## BEGIN
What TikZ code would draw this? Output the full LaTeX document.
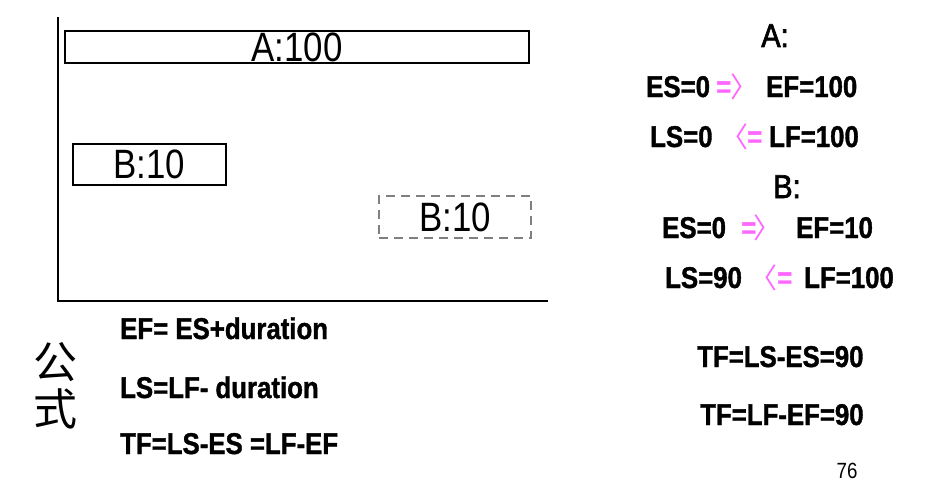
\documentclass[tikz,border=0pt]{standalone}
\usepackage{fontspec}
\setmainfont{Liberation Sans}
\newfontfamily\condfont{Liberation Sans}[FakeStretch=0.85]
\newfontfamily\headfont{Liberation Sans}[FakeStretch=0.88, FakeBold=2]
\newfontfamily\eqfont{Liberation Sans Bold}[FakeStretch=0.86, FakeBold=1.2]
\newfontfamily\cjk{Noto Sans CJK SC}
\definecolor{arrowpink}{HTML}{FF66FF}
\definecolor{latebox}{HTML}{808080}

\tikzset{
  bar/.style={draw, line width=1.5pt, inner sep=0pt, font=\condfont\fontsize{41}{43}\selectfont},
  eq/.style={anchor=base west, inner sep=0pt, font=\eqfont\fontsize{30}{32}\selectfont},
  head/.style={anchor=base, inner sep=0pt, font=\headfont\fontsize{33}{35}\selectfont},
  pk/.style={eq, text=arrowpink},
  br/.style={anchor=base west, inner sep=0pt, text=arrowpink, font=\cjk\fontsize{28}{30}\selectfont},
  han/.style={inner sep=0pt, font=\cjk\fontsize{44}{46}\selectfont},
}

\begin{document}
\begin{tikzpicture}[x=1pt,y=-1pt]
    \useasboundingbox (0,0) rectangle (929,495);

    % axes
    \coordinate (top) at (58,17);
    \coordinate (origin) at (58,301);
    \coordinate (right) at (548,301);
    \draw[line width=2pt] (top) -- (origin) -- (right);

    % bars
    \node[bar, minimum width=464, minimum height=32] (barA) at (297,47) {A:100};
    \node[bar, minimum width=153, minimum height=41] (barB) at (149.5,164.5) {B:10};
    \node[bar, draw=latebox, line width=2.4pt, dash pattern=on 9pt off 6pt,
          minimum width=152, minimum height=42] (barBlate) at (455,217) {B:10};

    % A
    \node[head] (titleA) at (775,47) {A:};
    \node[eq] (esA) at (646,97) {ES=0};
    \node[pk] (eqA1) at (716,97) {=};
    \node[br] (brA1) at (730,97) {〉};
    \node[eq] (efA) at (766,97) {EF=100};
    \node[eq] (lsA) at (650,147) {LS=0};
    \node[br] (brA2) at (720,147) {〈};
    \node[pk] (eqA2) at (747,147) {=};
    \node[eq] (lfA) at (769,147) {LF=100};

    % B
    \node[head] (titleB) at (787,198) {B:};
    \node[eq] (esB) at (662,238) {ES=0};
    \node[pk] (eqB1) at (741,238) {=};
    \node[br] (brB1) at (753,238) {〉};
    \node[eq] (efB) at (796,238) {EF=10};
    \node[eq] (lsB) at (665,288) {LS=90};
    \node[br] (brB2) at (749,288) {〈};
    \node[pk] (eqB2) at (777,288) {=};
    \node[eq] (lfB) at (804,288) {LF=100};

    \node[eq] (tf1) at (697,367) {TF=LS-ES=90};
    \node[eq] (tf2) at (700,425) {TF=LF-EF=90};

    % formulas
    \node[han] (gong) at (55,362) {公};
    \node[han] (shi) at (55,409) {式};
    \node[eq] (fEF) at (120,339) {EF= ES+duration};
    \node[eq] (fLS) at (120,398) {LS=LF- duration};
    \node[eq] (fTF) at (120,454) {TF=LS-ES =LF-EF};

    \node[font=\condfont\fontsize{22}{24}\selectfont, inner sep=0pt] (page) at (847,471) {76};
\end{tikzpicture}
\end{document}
## END
## EXERCISE DESCRIPTION
Reproduce the listing word for word and omit its pictures.

## COMPLETED EXERCISE
What TikZ code would draw this? Output the full LaTeX document.
\documentclass[tikz,border=0pt]{standalone}
\usepackage{fontspec}
\setmainfont{Liberation Sans}
\newfontfamily\condfont{Liberation Sans}[FakeStretch=0.85]
\newfontfamily\headfont{Liberation Sans}[FakeStretch=0.88, FakeBold=2]
\newfontfamily\eqfont{Liberation Sans Bold}[FakeStretch=0.86, FakeBold=1.2]
\newfontfamily\cjk{Noto Sans CJK SC}
\definecolor{arrowpink}{HTML}{FF66FF}
\definecolor{latebox}{HTML}{808080}

\tikzset{
  bar/.style={draw, line width=1.5pt, inner sep=0pt, font=\condfont\fontsize{41}{43}\selectfont},
  eq/.style={anchor=base west, inner sep=0pt, font=\eqfont\fontsize{30}{32}\selectfont},
  head/.style={anchor=base, inner sep=0pt, font=\headfont\fontsize{33}{35}\selectfont},
  pk/.style={eq, text=arrowpink},
  br/.style={anchor=base west, inner sep=0pt, text=arrowpink, font=\cjk\fontsize{28}{30}\selectfont},
  han/.style={inner sep=0pt, font=\cjk\fontsize{44}{46}\selectfont},
}

\begin{document}
\begin{tikzpicture}[x=1pt,y=-1pt]
    \useasboundingbox (0,0) rectangle (929,495);

    % axes
    \coordinate (top) at (58,17);
    \coordinate (origin) at (58,301);
    \coordinate (right) at (548,301);
    \draw[line width=2pt] (top) -- (origin) -- (right);

    % bars
    \node[bar, minimum width=464, minimum height=32] (barA) at (297,47) {A:100};
    \node[bar, minimum width=153, minimum height=41] (barB) at (149.5,164.5) {B:10};
    \node[bar, draw=latebox, line width=2.4pt, dash pattern=on 9pt off 6pt,
          minimum width=152, minimum height=42] (barBlate) at (455,217) {B:10};

    % A
    \node[head] (titleA) at (775,47) {A:};
    \node[eq] (esA) at (646,97) {ES=0};
    \node[pk] (eqA1) at (716,97) {=};
    \node[br] (brA1) at (730,97) {〉};
    \node[eq] (efA) at (766,97) {EF=100};
    \node[eq] (lsA) at (650,147) {LS=0};
    \node[br] (brA2) at (720,147) {〈};
    \node[pk] (eqA2) at (747,147) {=};
    \node[eq] (lfA) at (769,147) {LF=100};

    % B
    \node[head] (titleB) at (787,198) {B:};
    \node[eq] (esB) at (662,238) {ES=0};
    \node[pk] (eqB1) at (741,238) {=};
    \node[br] (brB1) at (753,238) {〉};
    \node[eq] (efB) at (796,238) {EF=10};
    \node[eq] (lsB) at (665,288) {LS=90};
    \node[br] (brB2) at (749,288) {〈};
    \node[pk] (eqB2) at (777,288) {=};
    \node[eq] (lfB) at (804,288) {LF=100};

    \node[eq] (tf1) at (697,367) {TF=LS-ES=90};
    \node[eq] (tf2) at (700,425) {TF=LF-EF=90};

    % formulas
    \node[han] (gong) at (55,362) {公};
    \node[han] (shi) at (55,409) {式};
    \node[eq] (fEF) at (120,339) {EF= ES+duration};
    \node[eq] (fLS) at (120,398) {LS=LF- duration};
    \node[eq] (fTF) at (120,454) {TF=LS-ES =LF-EF};

    \node[font=\condfont\fontsize{22}{24}\selectfont, inner sep=0pt] (page) at (847,471) {76};
\end{tikzpicture}
\end{document}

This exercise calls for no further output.